Commentary for Korelin Economics Report 2013-11-13

This is my comment on the guests' blog for 13 November 2013.

"Things usually look very technically bad and scary at a market bottom but gold's performance this year has been so disappointing. Gary sounds like he has been right on track with his forecasts but we have not broken below 1251 or 1180 just yet. I think we might get a test of about 1190 and if it fails then 1120-25 based upon my own charts. But it's all guesswork really.

Secular bear or cyclical bear? Well, looks more and more like a secular bear to me. A break below $1180 would prove a secular bear market because it would be 39% down in about 2.3 years.

I don't think that gold will be in as long a bear market as the 1980-1999 bear market (about 20 years), but I think is more serious that the little bear market of 1974-76, which actually took 4 years (between 1974 and 1978) to get back to the roughly $200 high before going on up to $850 in the final phase of the bull market

The 1974-78 correction and consolidation was actually a 4 year round trip from 200 to 100 and back to 200. That was equal in length to the first leg of the bull market from 1970/71 until 1974 (which went from $35 to just under $200).

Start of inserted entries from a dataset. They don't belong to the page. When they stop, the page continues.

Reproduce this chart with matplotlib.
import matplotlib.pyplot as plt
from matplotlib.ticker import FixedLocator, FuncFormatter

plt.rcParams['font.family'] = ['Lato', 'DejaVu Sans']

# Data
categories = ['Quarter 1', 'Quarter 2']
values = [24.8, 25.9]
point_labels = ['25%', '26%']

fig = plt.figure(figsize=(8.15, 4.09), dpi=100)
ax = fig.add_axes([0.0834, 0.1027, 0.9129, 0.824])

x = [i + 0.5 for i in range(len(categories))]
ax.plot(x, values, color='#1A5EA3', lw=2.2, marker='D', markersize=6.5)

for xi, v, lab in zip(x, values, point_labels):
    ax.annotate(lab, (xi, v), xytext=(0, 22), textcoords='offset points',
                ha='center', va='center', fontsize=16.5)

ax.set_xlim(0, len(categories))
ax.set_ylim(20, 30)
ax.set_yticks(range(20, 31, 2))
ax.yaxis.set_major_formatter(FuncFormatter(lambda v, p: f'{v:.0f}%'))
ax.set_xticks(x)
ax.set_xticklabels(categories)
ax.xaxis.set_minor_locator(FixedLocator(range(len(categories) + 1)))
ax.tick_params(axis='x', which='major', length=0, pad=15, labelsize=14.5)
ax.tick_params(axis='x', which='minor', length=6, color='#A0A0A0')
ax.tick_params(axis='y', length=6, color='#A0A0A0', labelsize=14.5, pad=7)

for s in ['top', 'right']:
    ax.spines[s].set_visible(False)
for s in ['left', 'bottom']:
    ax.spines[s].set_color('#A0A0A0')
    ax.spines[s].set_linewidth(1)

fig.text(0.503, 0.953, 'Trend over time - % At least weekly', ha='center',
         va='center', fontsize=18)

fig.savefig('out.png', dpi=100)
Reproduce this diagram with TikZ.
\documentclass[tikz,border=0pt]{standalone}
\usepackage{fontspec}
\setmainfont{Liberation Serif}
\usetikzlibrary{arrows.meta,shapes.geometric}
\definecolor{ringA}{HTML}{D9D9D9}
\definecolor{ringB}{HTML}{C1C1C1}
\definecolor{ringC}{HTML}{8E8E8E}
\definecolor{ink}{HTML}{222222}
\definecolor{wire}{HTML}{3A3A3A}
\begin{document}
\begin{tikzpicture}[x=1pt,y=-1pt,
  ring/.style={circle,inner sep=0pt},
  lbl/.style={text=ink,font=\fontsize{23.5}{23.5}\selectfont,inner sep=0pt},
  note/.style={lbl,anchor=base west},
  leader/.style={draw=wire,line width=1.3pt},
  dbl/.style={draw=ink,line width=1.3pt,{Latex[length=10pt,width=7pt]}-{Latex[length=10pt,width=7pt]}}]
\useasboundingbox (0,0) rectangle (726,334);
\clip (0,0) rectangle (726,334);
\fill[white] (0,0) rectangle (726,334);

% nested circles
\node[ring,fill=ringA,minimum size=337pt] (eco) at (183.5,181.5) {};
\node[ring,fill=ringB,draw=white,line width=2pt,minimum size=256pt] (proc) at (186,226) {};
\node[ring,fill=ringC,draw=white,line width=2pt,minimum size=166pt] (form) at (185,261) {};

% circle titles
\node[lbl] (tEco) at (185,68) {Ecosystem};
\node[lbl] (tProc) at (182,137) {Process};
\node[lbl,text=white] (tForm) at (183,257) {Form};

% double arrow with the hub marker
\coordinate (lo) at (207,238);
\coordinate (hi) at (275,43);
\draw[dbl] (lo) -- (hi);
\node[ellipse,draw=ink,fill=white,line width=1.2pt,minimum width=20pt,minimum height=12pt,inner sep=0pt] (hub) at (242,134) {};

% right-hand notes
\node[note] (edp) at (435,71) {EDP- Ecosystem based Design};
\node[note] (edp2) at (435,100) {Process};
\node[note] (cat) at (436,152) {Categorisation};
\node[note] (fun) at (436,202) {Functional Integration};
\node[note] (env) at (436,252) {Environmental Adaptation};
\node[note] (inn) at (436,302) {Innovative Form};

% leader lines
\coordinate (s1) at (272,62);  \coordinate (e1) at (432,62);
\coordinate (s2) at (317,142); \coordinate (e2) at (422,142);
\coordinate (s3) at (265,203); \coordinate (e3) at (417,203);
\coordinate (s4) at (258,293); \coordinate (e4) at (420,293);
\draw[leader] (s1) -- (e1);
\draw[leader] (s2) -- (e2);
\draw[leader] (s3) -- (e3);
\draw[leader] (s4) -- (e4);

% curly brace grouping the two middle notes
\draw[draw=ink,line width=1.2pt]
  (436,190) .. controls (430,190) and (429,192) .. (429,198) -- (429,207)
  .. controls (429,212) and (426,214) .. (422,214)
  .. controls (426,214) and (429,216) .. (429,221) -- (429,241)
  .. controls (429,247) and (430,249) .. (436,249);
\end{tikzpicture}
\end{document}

In this cycle, we have had a 10 year bull with some spikes and correction but more or less uninterrupted (as far as year over year increases were concerned it was a 12 year bull from 2001-2012). Let's call it 10 years. I wonder if we are going to have a round trip that might last about the same length, about 10 years from 2011 to 2021 let's say. That is a significant bear market. The low might be $1180 or $1030 but I fear it could be even as far as 3 figures, perhaps $850-900 or even $650-700.

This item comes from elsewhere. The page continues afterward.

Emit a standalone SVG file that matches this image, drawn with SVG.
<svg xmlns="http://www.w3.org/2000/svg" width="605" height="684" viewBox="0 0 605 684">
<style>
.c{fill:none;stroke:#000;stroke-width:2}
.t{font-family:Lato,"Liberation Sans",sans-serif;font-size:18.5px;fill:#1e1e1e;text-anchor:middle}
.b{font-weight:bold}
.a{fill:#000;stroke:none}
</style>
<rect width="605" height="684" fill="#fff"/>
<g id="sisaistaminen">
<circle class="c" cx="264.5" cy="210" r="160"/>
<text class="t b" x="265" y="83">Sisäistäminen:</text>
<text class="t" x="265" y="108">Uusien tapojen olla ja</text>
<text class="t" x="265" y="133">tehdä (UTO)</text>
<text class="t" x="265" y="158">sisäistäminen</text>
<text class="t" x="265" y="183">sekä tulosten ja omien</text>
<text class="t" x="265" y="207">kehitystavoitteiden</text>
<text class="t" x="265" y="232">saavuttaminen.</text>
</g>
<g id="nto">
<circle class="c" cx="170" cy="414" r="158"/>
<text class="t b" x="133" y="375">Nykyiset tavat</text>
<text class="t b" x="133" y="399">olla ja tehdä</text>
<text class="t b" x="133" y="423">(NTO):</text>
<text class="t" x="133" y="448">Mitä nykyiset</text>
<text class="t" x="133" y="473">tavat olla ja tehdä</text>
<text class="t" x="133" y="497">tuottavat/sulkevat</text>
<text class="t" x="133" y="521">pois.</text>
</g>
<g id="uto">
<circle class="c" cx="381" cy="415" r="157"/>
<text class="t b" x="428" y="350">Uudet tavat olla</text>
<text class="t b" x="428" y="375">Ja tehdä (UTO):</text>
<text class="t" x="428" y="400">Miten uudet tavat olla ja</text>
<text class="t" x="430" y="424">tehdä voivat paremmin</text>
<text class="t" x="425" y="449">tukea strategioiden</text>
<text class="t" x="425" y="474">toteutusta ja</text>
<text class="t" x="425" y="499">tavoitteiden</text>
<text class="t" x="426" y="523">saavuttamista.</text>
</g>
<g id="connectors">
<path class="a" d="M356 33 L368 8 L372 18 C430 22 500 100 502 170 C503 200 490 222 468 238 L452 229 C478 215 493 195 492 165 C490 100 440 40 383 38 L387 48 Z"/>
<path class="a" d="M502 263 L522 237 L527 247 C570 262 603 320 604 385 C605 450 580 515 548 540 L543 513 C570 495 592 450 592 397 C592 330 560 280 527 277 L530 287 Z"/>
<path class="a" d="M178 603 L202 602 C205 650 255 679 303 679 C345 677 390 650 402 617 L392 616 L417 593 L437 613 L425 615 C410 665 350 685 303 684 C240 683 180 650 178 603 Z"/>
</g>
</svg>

Buyers are going to become more price sensitive as the prices drop. On 2011-2012, a price of $1520 was a bargain, then in April 2013, $1321 was a bargain and in June $1180 was a bargain. As we look now, $5120 was NOT a bargain. I cannot see gold going above $1520 for a long time, because it was massive support turned into resistance. So we need to look at the psychology as the price drops further and for longer. Today's prices for physical gold buyers ($1250-1300) may look expensive next year. People might say ,"$1250 gold? No way!" That is a big danger as we go lower, that could extend the bear market for years to come.

Note that we were in a trading range of $1520-1920 for 18 months. It was bearish because the price spent most of its time at $1600-1650, well into the bottom half of that range. Semi-numismatic coin premiums were also very low, typical of market tops, indicating a bearish prospect. Now we are in a $1120-1520 range perhaps and are again languishing in the lower half of the range. $1520 is a long way away. I am going to do a bit of research into whether semi-numismatic coin premiums are higher now.

I begin to favour a market that acts as Ross Clark of CIBC mentioned on years ago. It is running at 1/3 the pace of the 1970s market. That would imply at least a 10 year round trip before the gold price gets back to $1920 where it topped in 2011. Similar for silver. Maybe then there might be a bubble phase in to the early 2020s.

So is it time for me to sell? I don't know. Such a long correction could mean that money sitting in gold, silver and PM stocks is not a good investment for me and any money in those things over and above an insurance allocation is not going to result in good investment returns that might be available elsewhere. It would also wear out many others in the space ("wear you out of scare you out" as David Morgan says). That would almost be the most inconvenient set of circumstances and that is what often happens in markets. As Sinclair has said, the people at the top in 1980 were not the same as the people coming in 1970 There was a turnover of investors several times (I think he said about 3 times) over the length of the 1970-80 bull in gold. Such a situation would be a fantastic opportunity for long term well-heeled investors with cash to accumulate stocks in a ravaged industry for a potential fabulous gain sometime in the fairly distant future as the demand comes back in and the supply of precious metals is likely to be hugely curtailed due to lack of investment and development. (Currently, certain market experts are still telling us that mine supply is increasing because of new projects that have been developed during the 2000-2011 bull market). I think it's going to be a really long slog - a 5year round trip at an absolute minimum and perhaps 10 years."